Rizvi goes on to allege that several Islamic Madrasas are making contribution to Muslim terrorist activities. The plea states,
“There are many Muslim madrasas all over the world where young children are taught Islam and Holy Quran is explained to the Islamic students who are working for terrorist activities, in the Quranicsurahs as detailed in the preceding paragraphs. It is like poison in the raw minds of young children in the name of the message of Allah, which leads him to a radical mindset and from his early age when they become young, they hate people of other religions because of their mindset, and many youths get involved with terrorist organizations in some way under this mentality, the wrong messages of Allah Has been filled in the name of Islam.”
He insists that as per Article 29 and 30 of the Constitution, religious institutions have freedom to teach with liberty. However, they do not have liberty to teach anything illegal, which violates the Law of the Land or the Indian Constitution.
The plea further states,
“as per the provisions of Article 25 and 26 of Constitution of India, the freedom of conscious and religion as per clause 1 is subject to public order, morality and health and to the other provisions of this Part, all persons are equally entitled to freedom of conscience and the right freely to profess, practice and propagate religion. Further, any religious custom/ belief hasto be in accordance or within the balance of Constitution of India and as the Law is already settled.” Reliance is placed on Shayara Bano v. Union of India & Ors.
Chandmal Chopra Case
In 1987 a petition had been filed in Calcutta High Court by Chandraal Chopra, and Setlal Singh against the State of West Bengal, the respondent, calling upon the latter to show cause why a writ of mandamus should not be issued directing the respondent to declare that each copy of the Koran (Quran).
It was alleged that the Quran incited violence, disturbed public tranquillity, promoted, on grounds of religion, feelings of enmity, hatred and ill-will between different religious communities and insulted the religion or religious beliefs of other communities in India.

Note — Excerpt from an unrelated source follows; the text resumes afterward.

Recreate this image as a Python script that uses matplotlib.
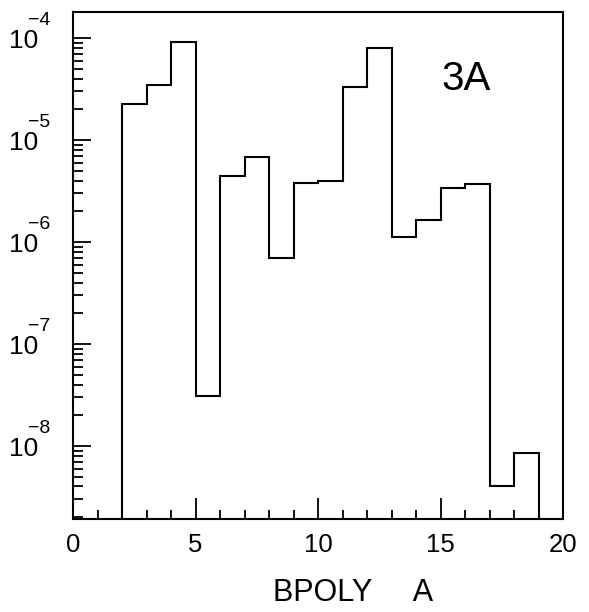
import matplotlib
matplotlib.use("Agg")
import matplotlib.pyplot as plt
import numpy as np
from matplotlib.transforms import blended_transform_factory, offset_copy
from matplotlib.ticker import LogLocator, NullFormatter, MultipleLocator

plt.rcParams['font.family'] = ['Liberation Sans', 'DejaVu Sans']

# bin edges (BPOLY A) and contents per unit bin
bin_edges = np.arange(2, 20)
bin_values = [2.25e-5, 3.46e-5, 9.07e-5, 3.09e-8, 4.4e-6, 6.87e-6, 6.9e-7,
              3.82e-6, 3.98e-6, 3.29e-5, 8.04e-5, 1.13e-6, 1.64e-6, 3.41e-6,
              3.7e-6, 4.08e-9, 8.5e-9]
y_exponents = [-8, -7, -6, -5, -4]
x_ticks = [0, 5, 10, 15, 20]
panel_label = '3A'
x_label = 'BPOLY     A'

W, H = 589, 612
fig = plt.figure(figsize=(W / 100, H / 100), dpi=100)
ax = fig.add_axes([73 / W, 1 - 519 / H, 490 / W, 507 / H])

ax.stairs(bin_values, bin_edges, baseline=1e-12, color='black', linewidth=1.5)

ax.set_yscale('log')
ax.set_xlim(0, 20)
ax.set_ylim(1.92e-9, 1.8e-4)

for s in ax.spines.values():
    s.set_linewidth(1.5)

# x axis ticks
ax.set_xticks(x_ticks)
ax.xaxis.set_minor_locator(MultipleLocator(1))
ax.tick_params(axis='x', which='major', direction='in', length=15, width=1.3,
               labelsize=18.5, pad=10, top=False)
ax.tick_params(axis='x', which='minor', direction='in', length=6.5, width=1.3, top=False)

# y axis ticks, labels drawn by hand below
ax.yaxis.set_major_locator(LogLocator(base=10, numticks=20))
ax.yaxis.set_minor_locator(LogLocator(base=10, subs=np.arange(2, 10), numticks=20))
ax.yaxis.set_major_formatter(NullFormatter())
ax.yaxis.set_minor_formatter(NullFormatter())
ax.tick_params(axis='y', which='major', direction='in', length=13, width=1.3, right=False)
ax.tick_params(axis='y', which='minor', direction='in', length=7, width=1.3, right=False)

trans = blended_transform_factory(fig.transFigure, ax.transData)
for e in y_exponents:
    ax.text(38 / W, 10.0 ** e, '10', ha='right', va='baseline', fontsize=19,
            transform=offset_copy(trans, fig=fig, y=-10, units='dots'))
    ax.text(28 / W, 10.0 ** e, '\u2212%d' % abs(e), ha='left', va='baseline',
            fontsize=14, transform=offset_copy(trans, fig=fig, y=13, units='dots'))

fig.text(441 / W, 1 - 90 / H, panel_label, ha='left', va='baseline', fontsize=29)
fig.text(273 / W, 1 - 601 / H, x_label, ha='left', va='baseline', fontsize=22)

fig.savefig('out.png', dpi=100)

It was contended that the publication of the Koran containing the aforesaid offending portions was punishable under Section 153A and Section 295A of the Indian Penal Code and as such came within the mischief of Section 95 of the Cr. P. C., 1973. As a public authority the respondent had a duty to invoke the said Section 95 of the Cr. P. C. and to forfeit all copies of the Koran and seize the same wherever found in India.
Dismissing the Petition the Calcutta High Court held;
“We hold that the Courts cannot sit in judgment over the Koran or the contents thereof in any legal proceedings. Such adjudication of the religion itself is not permissible. Similarly the Courts cannot and will not adjudicate on theories of philosophy or of science or scientific principles”.
Any attempt to impugn Koran in the manner as has been sought to be done would infringe the right to freedom of religion including the right to profess, practise and propagate religion.
We take note of the fact that the Koran has been accepted as a holy through the ages. It is read, followed, published and distributed in all civilised countries of the world. There has been no interference with Koran either in India or in any other country up till now. It is too late in the day for the writ petitioners to contend that publication and propagation of Koran would cause disharmony between communities and religions and the tenets of Koran constitute an insult to other religions or communities”.